** START OF GIVEN MATERIAL **

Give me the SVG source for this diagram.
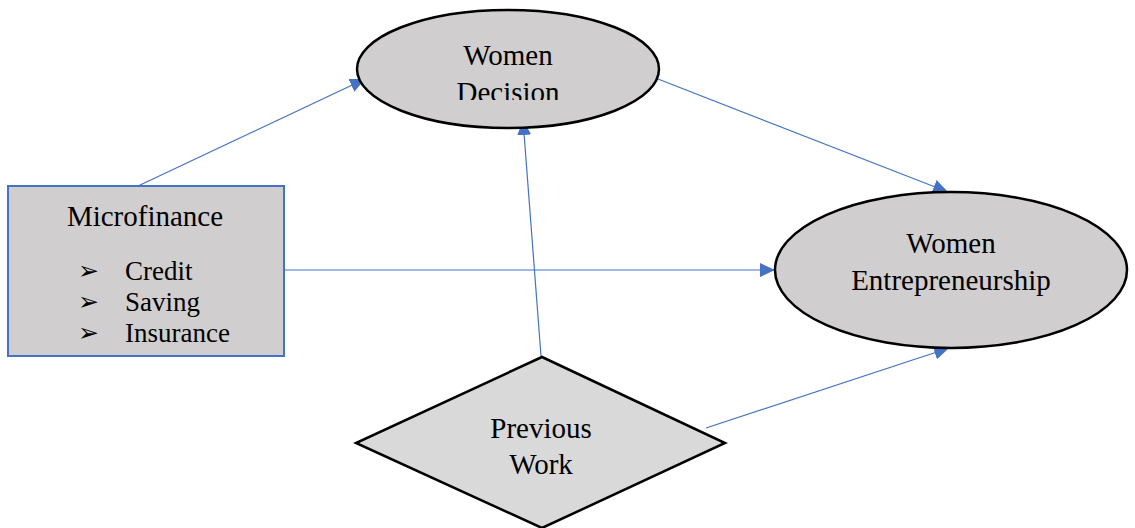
<svg xmlns="http://www.w3.org/2000/svg" width="1135" height="528" viewBox="0 0 1135 528">
<style>
.t{font-family:"Liberation Serif","Times New Roman",serif;font-size:29px;fill:#000;text-anchor:middle}
.i{font-family:"Liberation Serif","Times New Roman",serif;font-size:27px;fill:#000}
.b{font-family:"DejaVu Sans",sans-serif;font-size:25px;fill:#000}
.node{fill:#D0CECE;stroke:#000;stroke-width:2.5}
.c{stroke:#4472C4;stroke-width:1.2;fill:none;marker-end:url(#ah)}
</style>
<defs>
<marker id="ah" markerUnits="userSpaceOnUse" markerWidth="16" markerHeight="14" refX="15" refY="7" orient="auto">
<path d="M0,0 L15,7 L0,14 Z" fill="#4472C4"/>
</marker>
<clipPath id="wdclip"><rect x="380" y="30" width="260" height="70"/></clipPath>
</defs>
<rect width="1135" height="528" fill="#fff"/>
<g id="connectors">
<line class="c" x1="138" y1="186" x2="365" y2="79"/>
<line class="c" x1="640" y1="72" x2="948" y2="192"/>
<line class="c" x1="274" y1="270" x2="775" y2="270"/>
<line class="c" x1="541" y1="356" x2="523" y2="120"/>
<line class="c" x1="706" y1="428" x2="949" y2="348"/>
</g>
<g id="women-decision">
<ellipse class="node" cx="508" cy="69" rx="151" ry="59"/>
<g clip-path="url(#wdclip)">
<text class="t" x="508" y="65">Women</text>
<text class="t" x="508" y="102">Decision</text>
</g>
</g>
<g id="microfinance">
<rect x="8" y="186" width="276" height="170" fill="#D0CECE" stroke="#4472C4" stroke-width="2"/>
<text class="t" x="145" y="226">Microfinance</text>
<text class="b" x="78" y="279">➢</text>
<text class="i" x="125" y="280">Credit</text>
<text class="b" x="78" y="310">➢</text>
<text class="i" x="125" y="311">Saving</text>
<text class="b" x="78" y="341">➢</text>
<text class="i" x="125" y="342">Insurance</text>
</g>
<g id="women-entrepreneurship">
<ellipse class="node" cx="951" cy="270" rx="176" ry="78"/>
<text class="t" x="951" y="253">Women</text>
<text class="t" x="951" y="290">Entrepreneurship</text>
</g>
<g id="previous-work">
<polygon points="542,357 725,443 542,528 356,443" fill="#D9D9D9" stroke="#000" stroke-width="2.5"/>
<text class="t" x="541" y="438">Previous</text>
<text class="t" x="541" y="474">Work</text>
</g>
</svg>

** END OF GIVEN MATERIAL **

Reproduce the full listing faithfully, but do not carry over any pictures.

Give me the SVG source for this diagram.
<svg xmlns="http://www.w3.org/2000/svg" width="1135" height="528" viewBox="0 0 1135 528">
<style>
.t{font-family:"Liberation Serif","Times New Roman",serif;font-size:29px;fill:#000;text-anchor:middle}
.i{font-family:"Liberation Serif","Times New Roman",serif;font-size:27px;fill:#000}
.b{font-family:"DejaVu Sans",sans-serif;font-size:25px;fill:#000}
.node{fill:#D0CECE;stroke:#000;stroke-width:2.5}
.c{stroke:#4472C4;stroke-width:1.2;fill:none;marker-end:url(#ah)}
</style>
<defs>
<marker id="ah" markerUnits="userSpaceOnUse" markerWidth="16" markerHeight="14" refX="15" refY="7" orient="auto">
<path d="M0,0 L15,7 L0,14 Z" fill="#4472C4"/>
</marker>
<clipPath id="wdclip"><rect x="380" y="30" width="260" height="70"/></clipPath>
</defs>
<rect width="1135" height="528" fill="#fff"/>
<g id="connectors">
<line class="c" x1="138" y1="186" x2="365" y2="79"/>
<line class="c" x1="640" y1="72" x2="948" y2="192"/>
<line class="c" x1="274" y1="270" x2="775" y2="270"/>
<line class="c" x1="541" y1="356" x2="523" y2="120"/>
<line class="c" x1="706" y1="428" x2="949" y2="348"/>
</g>
<g id="women-decision">
<ellipse class="node" cx="508" cy="69" rx="151" ry="59"/>
<g clip-path="url(#wdclip)">
<text class="t" x="508" y="65">Women</text>
<text class="t" x="508" y="102">Decision</text>
</g>
</g>
<g id="microfinance">
<rect x="8" y="186" width="276" height="170" fill="#D0CECE" stroke="#4472C4" stroke-width="2"/>
<text class="t" x="145" y="226">Microfinance</text>
<text class="b" x="78" y="279">➢</text>
<text class="i" x="125" y="280">Credit</text>
<text class="b" x="78" y="310">➢</text>
<text class="i" x="125" y="311">Saving</text>
<text class="b" x="78" y="341">➢</text>
<text class="i" x="125" y="342">Insurance</text>
</g>
<g id="women-entrepreneurship">
<ellipse class="node" cx="951" cy="270" rx="176" ry="78"/>
<text class="t" x="951" y="253">Women</text>
<text class="t" x="951" y="290">Entrepreneurship</text>
</g>
<g id="previous-work">
<polygon points="542,357 725,443 542,528 356,443" fill="#D9D9D9" stroke="#000" stroke-width="2.5"/>
<text class="t" x="541" y="438">Previous</text>
<text class="t" x="541" y="474">Work</text>
</g>
</svg>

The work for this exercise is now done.